Summary: Pull Docker → one YAML → composer train.py. Streaming data loaders mean no 200 GB download wait.
Step-by-step
-
Install
docker pull ghcr.io/tahoebio/tahoe-x1:latest -
Quick config (excerpt)
# configs/test_run.yaml model: name: tahoe_x1 d_model: 512 n_layers: 12 attn_impl: flash use_attn_mask: false train_loader: dataset: remote: s3://tahoe-hackathon-data/MFM/tahoe_100m_MDS_v2/ local: /tmp/mds split: train max_duration: 1000ba # ~ 1 epoch on 1M cells -
Launch
docker run --gpus all --shm-size=64g -v $PWD:/workspace \ -w /workspace ghcr.io/tahoebio/tahoe-x1:latest \ composer scripts/train.py configs/test_run.yaml -
Inspect embeddings
from scripts.inference.predict_embeddings import predict_embeddings cfg = OmegaConf.load("scripts/inference/configs/predict.yaml") adata = predict_embeddings(cfg) sc.pp.neighbors(adata, use_rep="Tx1-70m") sc.pl.umap(adata, color="cell_type")

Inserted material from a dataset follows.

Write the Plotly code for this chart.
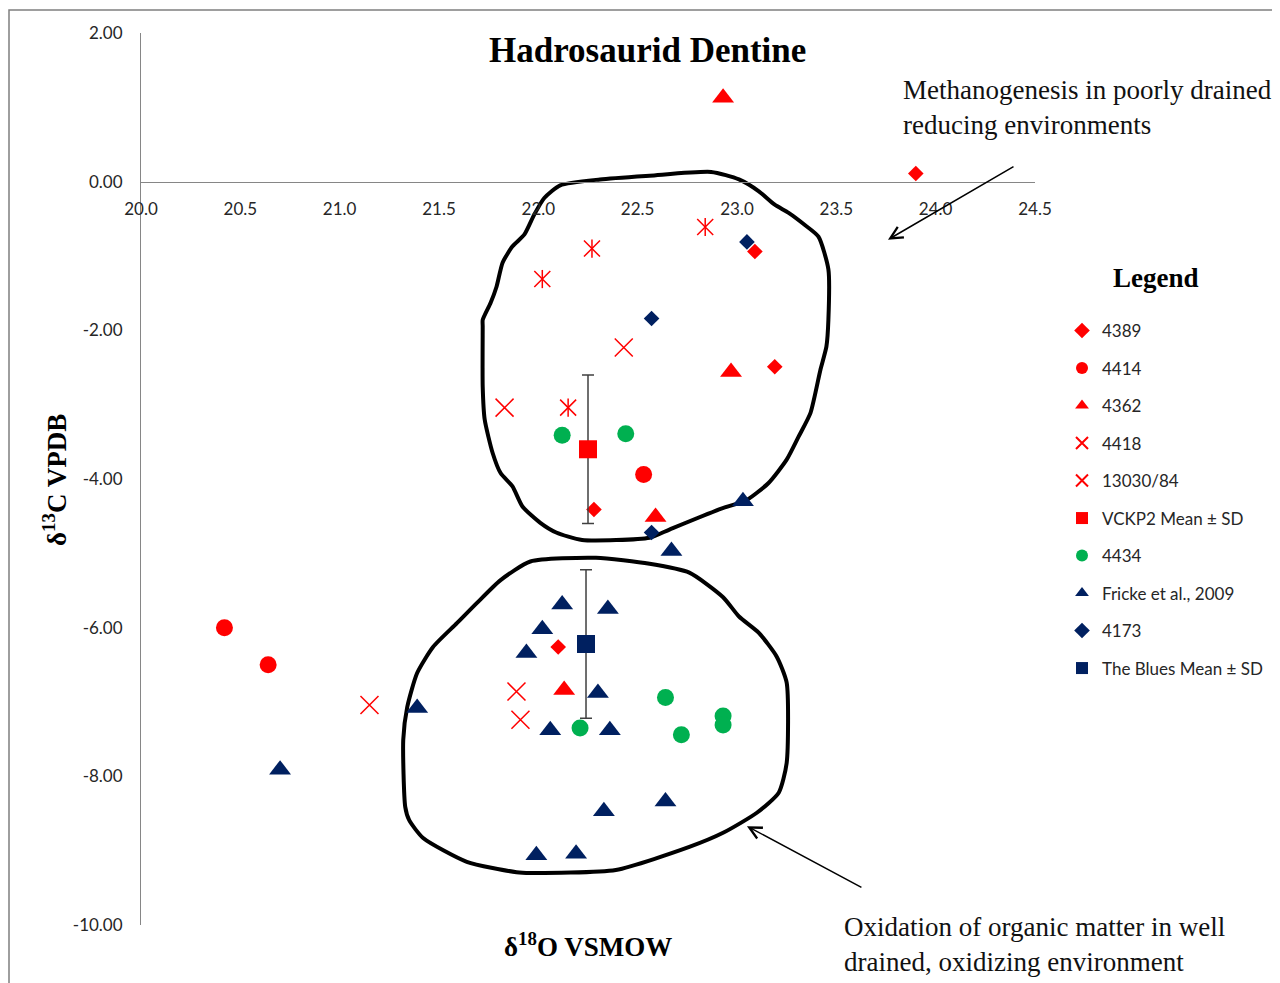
import plotly.graph_objects as go

# ---------------- data (δ18O VSMOW, δ13C VPDB) ----------------
d4389_x = [23.90, 23.09, 23.19, 22.28, 22.10]
d4389_y = [0.11, -0.94, -2.49, -4.41, -6.26]

d4414_x = [20.42, 20.64, 22.53]
d4414_y = [-6.00, -6.50, -3.94]

d4362_x = [22.93, 22.97, 22.59, 22.13]
d4362_y = [1.13, -2.56, -4.51, -6.84]

d4418_x = [21.83, 22.43, 21.15, 21.89, 21.91]
d4418_y = [-3.04, -2.23, -7.04, -6.86, -7.24]

d13030_x = [22.02, 22.27, 22.84, 22.15]
d13030_y = [-1.31, -0.90, -0.61, -3.04]

vckp2_x = [22.25]
vckp2_y = [-3.60]
vckp2_sd = [1.00]

d4434_x = [22.12, 22.44, 22.21, 22.64, 22.72, 22.93, 22.93]
d4434_y = [-3.41, -3.39, -7.35, -6.94, -7.44, -7.19, -7.31]

fricke_x = [20.70, 21.39, 22.67, 22.12, 22.35, 22.02, 21.94, 22.30,
            22.06, 22.36, 22.33, 22.64, 21.99, 22.19, 23.03]
fricke_y = [-7.91, -7.08, -4.97, -5.69, -5.75, -6.02, -6.34, -6.88,
            -7.38, -7.38, -8.47, -8.34, -9.06, -9.04, -4.30]

d4173_x = [23.05, 22.57, 22.57]
d4173_y = [-0.81, -1.84, -4.72]

blues_x = [22.24]
blues_y = [-6.22]
blues_sd = [1.00]

# hand-drawn outlines (data coordinates)
upper_loop_x = [21.72, 21.72, 21.73, 21.77, 21.81, 21.87, 21.92, 22.01, 22.09, 22.22,
                22.56, 22.66, 22.91, 23.05, 23.16, 23.25, 23.31, 23.37, 23.42, 23.45,
                23.46, 23.46, 23.41, 23.34, 23.26, 23.19, 23.11, 23.01, 22.87, 22.56,
                22.31, 22.11, 22.03, 21.98, 21.93, 21.87, 21.82, 21.79, 21.76, 21.72, 21.72]
upper_loop_y = [-1.95, -2.76, -3.20, -3.65, -3.92, -4.10, -4.37, -4.59, -4.72, -4.82,
                -4.79, -4.68, -4.41, -4.28, -4.05, -3.74, -3.43, -3.11, -2.53, -2.22,
                -1.86, -1.18, -0.74, -0.58, -0.42, -0.31, -0.13, 0.03, 0.13, 0.08,
                0.03, -0.05, -0.22, -0.44, -0.71, -0.87, -1.09, -1.41, -1.63, -1.86, -1.95]

lower_loop_x = [21.96, 22.29, 22.56, 22.76, 22.93, 23.01, 23.11, 23.20, 23.25, 23.25,
                23.21, 23.10, 22.93, 22.76, 22.39, 21.96, 21.89, 21.64, 21.42, 21.35,
                21.33, 21.32, 21.34, 21.39, 21.47, 21.59, 21.69, 21.81, 21.96]
lower_loop_y = [-5.11, -5.06, -5.14, -5.26, -5.59, -5.85, -6.07, -6.39, -6.74, -7.82,
                -8.22, -8.49, -8.76, -8.95, -9.26, -9.30, -9.29, -9.15, -8.83, -8.59,
                -8.41, -7.51, -7.07, -6.61, -6.26, -5.94, -5.67, -5.36, -5.11]

x_ticks = [20.0, 20.5, 21.0, 21.5, 22.0, 22.5, 23.0, 23.5, 24.0, 24.5]
y_ticks = [2, 0, -2, -4, -6, -8, -10]

RED = "#FF0000"
GREEN = "#00B050"
NAVY = "#002060"
SERIF = "Liberation Serif"
SANS = "Lato"

fig = go.Figure()

for lx, ly in [(upper_loop_x, upper_loop_y), (lower_loop_x, lower_loop_y)]:
    fig.add_trace(go.Scatter(x=lx, y=ly, mode="lines",
                             line=dict(color="black", width=4, shape="spline", smoothing=0.6),
                             showlegend=False, hoverinfo="skip"))

def add(name, x, y, symbol, color, size, group, open_line=None, err=None):
    marker = dict(symbol=symbol, color=color, size=size)
    if open_line:
        marker["line"] = dict(color=color, width=open_line)
    else:
        marker["line"] = dict(width=0)
    kw = {}
    if err is not None:
        kw["error_y"] = dict(type="data", array=err, color="#404040", thickness=1.5, width=6)
    fig.add_trace(go.Scatter(x=x, y=y, mode="markers", name=name, marker=marker,
                             legendgroup=group, **kw))

add("4389", d4389_x, d4389_y, "diamond", RED, 12, "g1")
add("4414", d4414_x, d4414_y, "circle", RED, 17, "g2")
add("4362", d4362_x, d4362_y, "triangle-up", RED, 19, "g3")
add("4418", d4418_x, d4418_y, "x-thin-open", RED, 18, "g4", open_line=1.5)
add("13030/84", d13030_x, d13030_y, "x-thin-open", RED, 16, "g5", open_line=1.5)
fig.add_trace(go.Scatter(x=d13030_x, y=d13030_y, mode="markers", showlegend=False, legendgroup="g5",
                         marker=dict(symbol="line-ns-open", size=13, color=RED,
                                     line=dict(color=RED, width=1.5))))
add("VCKP2 Mean ± SD", vckp2_x, vckp2_y, "square", RED, 18, "g6", err=vckp2_sd)
add("4434", d4434_x, d4434_y, "circle", GREEN, 17, "g7")
add("Fricke et al., 2009", fricke_x, fricke_y, "triangle-up", NAVY, 19, "g8")
add("4173", d4173_x, d4173_y, "diamond", NAVY, 12, "g9")
add("The Blues Mean ± SD", blues_x, blues_y, "square", NAVY, 18, "g10", err=blues_sd)

# page body adds an 8px offset; compensate
OFF = 8
L, R, T, B = 141, 1035, 33, 925          # plot area in screenshot pixels
W, H = 1280 - OFF, 983 - OFF
pw, ph = R - L, B - T

def px_x(p):
    return (p - L) / pw

def px_y(p):
    return (B - p) / ph

fig.update_layout(
    width=W, height=H, autosize=False,
    margin=dict(l=L - OFF, r=W - (R - OFF), t=T - OFF, b=H - (B - OFF), pad=0),
    paper_bgcolor="white", plot_bgcolor="white",
    showlegend=True,
    legend=dict(x=px_x(1062), y=px_y(313), xanchor="left", yanchor="top",
                font=dict(family=SANS, size=17, color="#262626"),
                tracegroupgap=12.4, itemsizing="constant", bgcolor="rgba(0,0,0,0)",
                itemwidth=30),
    xaxis=dict(range=[20.0, 24.5], tickvals=x_ticks, ticktext=[f"{v:.1f}" for v in x_ticks],
               showgrid=False, zeroline=False, showline=True, linecolor="#868686", linewidth=1,
               anchor="free", position=px_y(182), ticks="", ticklabelstandoff=12,
               tickfont=dict(family=SANS, size=17, color="#262626")),
    yaxis=dict(range=[-10, 2], tickvals=y_ticks, ticktext=[f"{v:.2f}" for v in y_ticks],
               showgrid=False, zeroline=False, showline=True, linecolor="#868686", linewidth=1,
               ticks="", ticklabelstandoff=14,
               tickfont=dict(family=SANS, size=17, color="#262626")),
    hovermode=False,
)

# outer frame
fig.add_shape(type="rect", xref="paper", yref="paper", x0=px_x(9), x1=px_x(1300), y0=px_y(1000), y1=px_y(10),
              line=dict(color="#7f7f7f", width=1.5), fillcolor="rgba(0,0,0,0)", layer="below")

ann = [
    dict(text="<b>Hadrosaurid Dentine</b>", x=px_x(647), y=px_y(50), size=35),
    dict(text="<b>δ<sup>18</sup>O VSMOW</b>", x=px_x(588), y=px_y(945), size=27),
    dict(text="<b>Legend</b>", x=px_x(1156), y=px_y(278), size=27),
]
for a in ann:
    fig.add_annotation(text=a["text"], x=a["x"], y=a["y"], xref="paper", yref="paper",
                       showarrow=False, xanchor="center", yanchor="middle",
                       font=dict(family=SERIF, size=a["size"], color="black"))

fig.add_annotation(text="<b>δ<sup>13</sup>C VPDB</b>", x=px_x(55), y=px_y(480), xref="paper", yref="paper",
                   showarrow=False, textangle=-90, xanchor="center", yanchor="middle",
                   font=dict(family=SERIF, size=27, color="black"))

fig.add_annotation(text="Methanogenesis in poorly drained<br>reducing environments",
                   x=px_x(901), y=px_y(108), xref="paper", yref="paper", showarrow=False,
                   xanchor="left", yanchor="middle", align="left",
                   font=dict(family=SERIF, size=27, color="#111111"))
fig.add_annotation(text="Oxidation of organic matter in well<br>drained, oxidizing environment",
                   x=px_x(842), y=px_y(944), xref="paper", yref="paper", showarrow=False,
                   xanchor="left", yanchor="middle", align="left",
                   font=dict(family=SERIF, size=27, color="#111111"))

# arrows (head in data coordinates, tail as pixel offset)
fig.add_annotation(x=23.76, y=-0.78, xref="x", yref="y", ax=127, ay=-74, text="",
                   showarrow=True, arrowhead=5, arrowsize=1.6, arrowwidth=1.5, arrowcolor="black")
fig.add_annotation(x=23.05, y=-8.67, xref="x", yref="y", ax=116, ay=62, text="",
                   showarrow=True, arrowhead=5, arrowsize=1.6, arrowwidth=1.5, arrowcolor="black")

fig.write_html("out.html")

Author’s reflection / lessons learned
-
Biology enjoys scale, but only with the right data recipe.
We first trained on 200 M observational cells; DepMap AUROC crawled at 0.55. Adding 94 M perturbed cells from Tahoe-100M catapulted us to 0.94. Causal variation > corpus size. -
Attention masks can be too clever.
Months were lost crafting sparse gene-gene masks based on KEGG. Stripping them out gave faster training and better metrics. Sometimes the model just needs room to breathe. -
Evaluation must mirror real decisions.
Academic benchmarks love AUC. Drug hunters ask “How many CRISPRs can I avoid?” We therefore report hit-rate uplift and animal-use reduction—metrics that decide budgets.

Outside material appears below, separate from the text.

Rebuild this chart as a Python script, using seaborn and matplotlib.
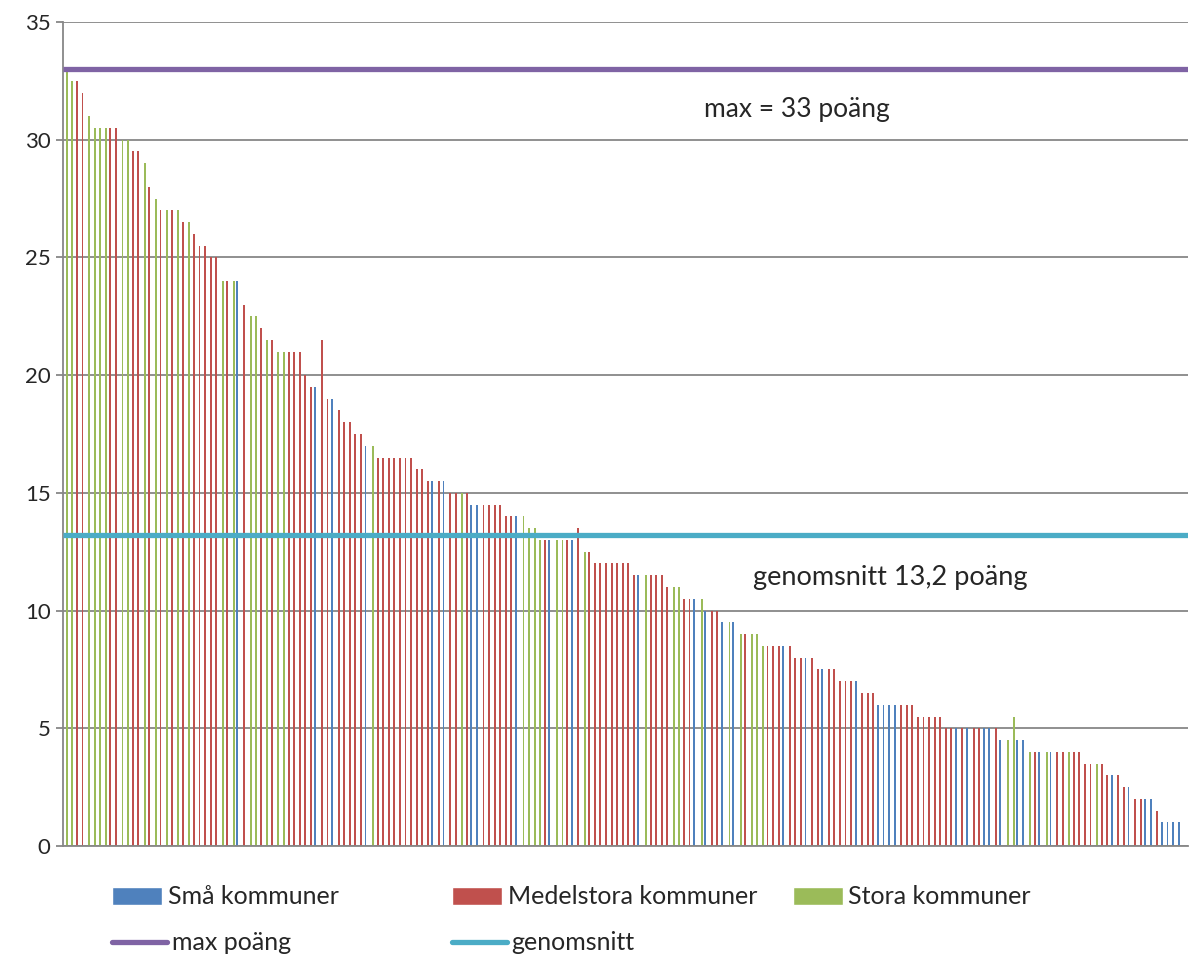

Action checklist / implementation steps
-
[ ] Pull official Docker image (avoids CUDA/flash-attn pain) -
[ ] Start with 70 M config; verify loss ≈ 0.38 after 1 k batches -
[ ] Generate embeddings for your scRNA-seq file via supplied predict script -
[ ] Run built-in DepMap benchmark; confirm AUROC ≥ 0.85 (70 M) or ≥ 0.92 (3 B) -
[ ] Fine-tune on in-house perturbation plate (prepare MDS, update YAML load_path) -
[ ] Couple Tx1 embeddings with Arc-ST for drug-response generalisation -
[ ] Track compute: aim for ≥ 0.35 MFU; if lower, increase batch or micro-batch
One-page overview
Goal: Predict gene essentiality, pathway membership, and drug response directly from single-cell profiles.
Tool: Transformer encoder (70 M–3 B params) pretrained with masked expression modelling on 266 M cells, 1 100 drugs.

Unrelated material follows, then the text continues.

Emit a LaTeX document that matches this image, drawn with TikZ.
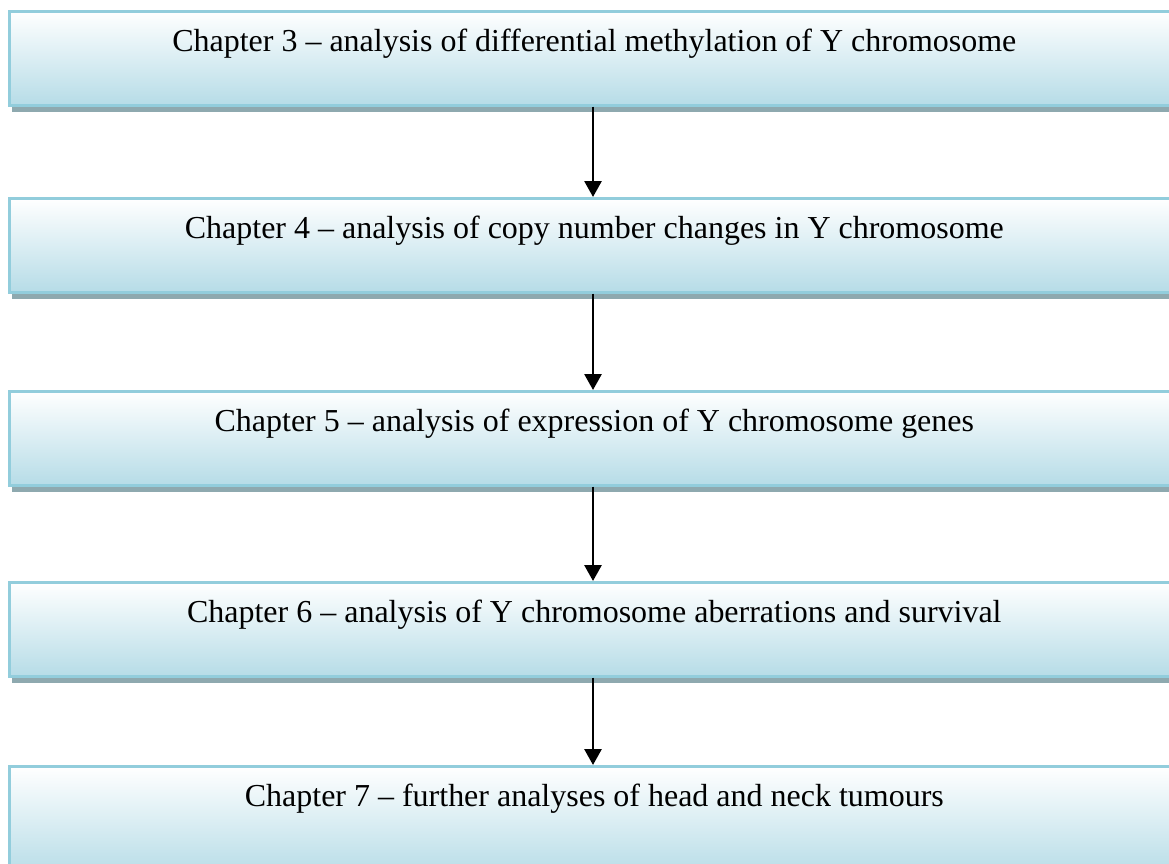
\documentclass[tikz,border=0pt]{standalone}
\usepackage{fontspec}
\setmainfont{Liberation Serif}
\usetikzlibrary{arrows.meta,shadows}
\definecolor{boxline}{HTML}{92CDDC}
\definecolor{boxbottom}{HTML}{B6DCE7}
\definecolor{boxshadow}{HTML}{8EA9AF}

\begin{document}
\begin{tikzpicture}[
  chapbox/.style={draw=boxline, line width=1.5pt, top color=white, bottom color=boxbottom,
    anchor=north west, minimum width=23.4cm, minimum height=1.88cm, inner sep=0pt,
    text height=0.6cm, text depth=0.88cm, font=\fontsize{18.2}{22}\selectfont,
    drop shadow={shadow xshift=0.06cm, shadow yshift=-0.13cm, fill=boxshadow, opacity=1}},
  flow/.style={-{Triangle[length=0.32cm,width=0.34cm]}, line width=1.6pt}
]
\path[use as bounding box] (0,0) rectangle (23.38,-17.26);
\clip (0,0) rectangle (23.38,-17.26);
% Chapter boxes
\node[chapbox] (ch3) at (0.16,-0.2) {Chapter 3 -- analysis of differential methylation of Y chromosome};
\node[chapbox] (ch4) at (0.16,-3.94) {Chapter 4 -- analysis of copy number changes in Y chromosome};
\node[chapbox] (ch5) at (0.16,-7.8) {Chapter 5 -- analysis of expression of Y chromosome genes};
\node[chapbox] (ch6) at (0.16,-11.62) {Chapter 6 -- analysis of Y chromosome aberrations and survival};
\node[chapbox, minimum height=2.2cm, text depth=1.2cm] (ch7) at (0.16,-15.3) {Chapter 7 -- further analyses of head and neck tumours};
% Arrows between chapters
\coordinate (axis) at (11.86,0);
\foreach \a/\b in {ch3/ch4,ch4/ch5,ch5/ch6,ch6/ch7}
  \draw[flow] (\a.south -| axis) -- (\b.north -| axis);
\end{tikzpicture}
\end{document}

Key tech: FlashAttention v2, FSDP, streaming MDS, no custom mask, bilinear cell decoder.
Top numbers:
-
3–30× FLOP saving vs prior models -
0.94 AUROC on DepMap broad essentials -
0.31 AUPRC on MSigDB hallmarks -
0.59 Pearson ∆C in zero-shot drug response
Artifacts: Apache-2.0 code, weights, tutorials at github.com/tahoebio/tahoe-x1 and huggingface.co/tahoebio/Tahoe-x1.
FAQ
Q1: Do I need drug data to use Tx1?
A: No. Drug token is optional; model works on vanilla scRNA-seq.
Q2: Minimum GPU memory for 3 B inference?
A: ≈ 24 GB with BF16 and flash-attn; 40 GB safe buffer.
Q3: Can Tx1 embed spatial transcriptomics?
A: Current vocab is gene × expression only; spatial coordinates would need external fusion.
Q4: Is the 100 M-cell perturbation set public?
A: Yes, Hugging Face dataset tahoebio/Tahoe-100M, S3 mirror free to download.
Q5: How long to train 3 B from scratch?
A: ~ 3.2 days on 128 × H200 (128k GPU-hours); 70 M fits on 4 × A100 in 6 hours.
Q6: Does Tx1 predict protein level?
A: Not yet; embeddings are transcriptomic. Proteomics fine-tuning is on the roadmap.
Q7: Licence?
A: Apache 2.0 for code & weights—commercial use allowed.